Fenton grew up in Rochester, New York. His 5th grade had a movie-making class, where he's made some student sci-fi, horror and martial arts films. He attended Hofstra University and took film classes there on Long Island. Fenton started as a grip and best boy in New York City. Fenton opened and operated a production company doing commercial and music video production in New York. Fenton later moved to Hollywood switching to screenwriter and also working as a graphic novelist. Fenton's first break in Hollywood was doing a rewrite on Belly of the Beast by Stephen Seagal. Fenton wrote Dominion a graphic novel about Earthbound Angel. Fenton worked with Twisted Pictures on a number of films, best known as Saw IV. Fenton wrote the script for the film on Myrtles Plantation. Fenton then wrote scripts for some CineTel Films, including I Spit On Your Grave 2. Fenton spent years working with late producer Robert Evans at Paramount Pictures and does what many believe is one of the best impressions of Evans.

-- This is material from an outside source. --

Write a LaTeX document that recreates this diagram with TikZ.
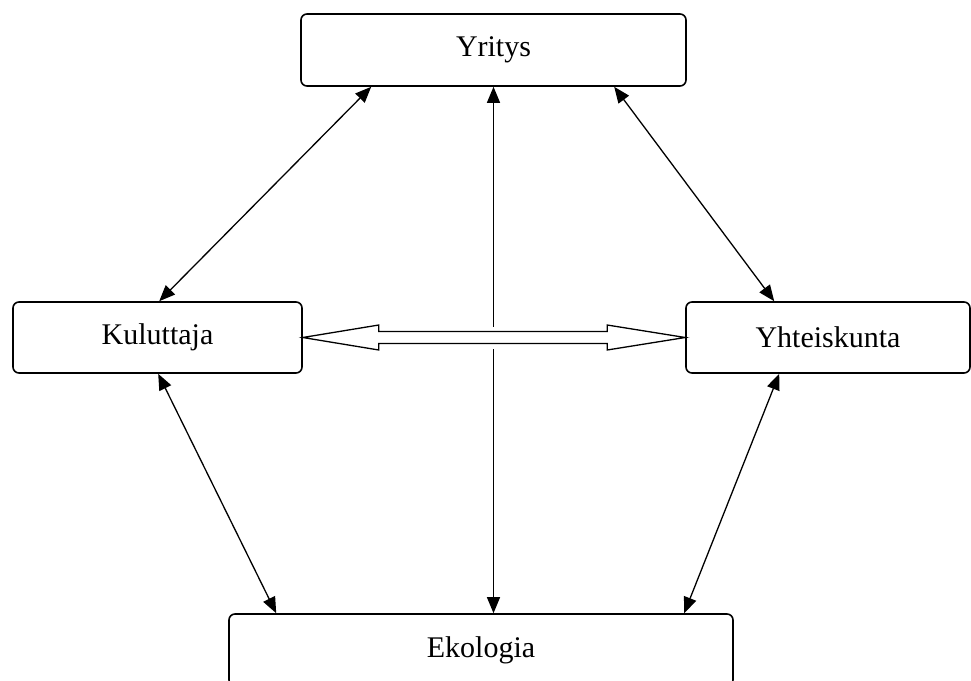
\documentclass[tikz,border=0pt]{standalone}
\usepackage{fontspec}
\setmainfont{Liberation Serif}
\usetikzlibrary{arrows.meta,calc}
\tikzset{
  box/.style={draw, line width=1.6pt, rounded corners=6pt, fill=white, inner sep=0pt,
    font=\fontsize{30}{34}\selectfont},
  link/.style={line width=1.3pt, {Triangle[length=16pt,width=13pt]}-{Triangle[length=16pt,width=13pt]}},
}
\begin{document}
\begin{tikzpicture}[x=1pt,y=-1pt]
\useasboundingbox (0,0) rectangle (971,680);
\clip (0,0) rectangle (971,680);
\node[box, minimum width=385pt, minimum height=72pt] (yr) at (493.5,50) {Yritys};
\node[box, minimum width=289pt, minimum height=71pt] (kul) at (157.5,337.5) {Kuluttaja};
\node[box, minimum width=284pt, minimum height=71pt] (yht) at (828,337.5) {Yhteiskunta};
\node[box, minimum width=504pt, minimum height=72pt] (eko) at (481,650) {Ekologia};
% connectors
\draw[link] ([xshift=147pt]kul.north west) -- ([xshift=71pt]yr.south west);
\draw[link] ([xshift=314pt]yr.south west) -- ([xshift=89pt]yht.north west);
\draw[link] (yr.south) -- (yr.south |- eko.north);
\draw[link] ([xshift=146pt]kul.south west) -- ([xshift=48pt]eko.north west);
\draw[link] ([xshift=94pt]yht.south west) -- ([xshift=456pt]eko.north west);
% double arrow between Kuluttaja and Yhteiskunta
\coordinate (da1) at (kul.east);
\coordinate (da2) at (yht.west);
\path[draw=white, line width=10pt, line join=miter]
  ($(da1)+(76,-6)$) -- ($(da2)+(-78,-6)$) -- ($(da2)+(-78,6)$) -- ($(da1)+(76,6)$) -- cycle;
\draw[line width=1.3pt, fill=white, line join=miter]
  (da1) -- ($(da1)+(76,-12.5)$) -- ($(da1)+(76,-6)$) -- ($(da2)+(-78,-6)$)
  -- ($(da2)+(-78,-12.5)$) -- (da2) -- ($(da2)+(-78,12.5)$) -- ($(da2)+(-78,6)$)
  -- ($(da1)+(76,6)$) -- ($(da1)+(76,12.5)$) -- cycle;
\end{tikzpicture}
\end{document}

In 2018, Fenton wrote The Scream Writer's Handbook that is considered one of the better books on screenwriting. While continuing to write and direct, Fenton founded Workingscreenwriter.com his online teaching portal.

Filmography
Lady in White (1988) (Video Playback Operator)
Cheap Shots (1989) (Grip)
Slaughter of the Innocents (1993) (Grip)
Night Trap (1993) (Cast/Key Grip)
Double Dragon (1994) (Grip) 
Striking Point (1995) (Director/Writer/Editor) 
Halloween 4: Final Cut (2001) (Additional Photographer) 
Seraph (2002) (Writer)
Belly of the Beast (2004) (Draft)
Max Payne (2005) (Draft)
Saw IV (2007) (Story)
Myrtles Plantation (2007) (Writer)
Zombies Vs Robots (2007) (Treatment)
Terminated (2009) (Writer)
DeLorean (2010) (Writer)
Chain Letter (2010) (Draft)
Dominion (graphic novel) (2011) (Writer)
City At Midnight (2012) (Writer)
I Spit on Your Grave 2 (2013) (Writer)
Slay Per View (2016) (Writer)

External links 
 

American male screenwriters
Living people
Year of birth missing (living people)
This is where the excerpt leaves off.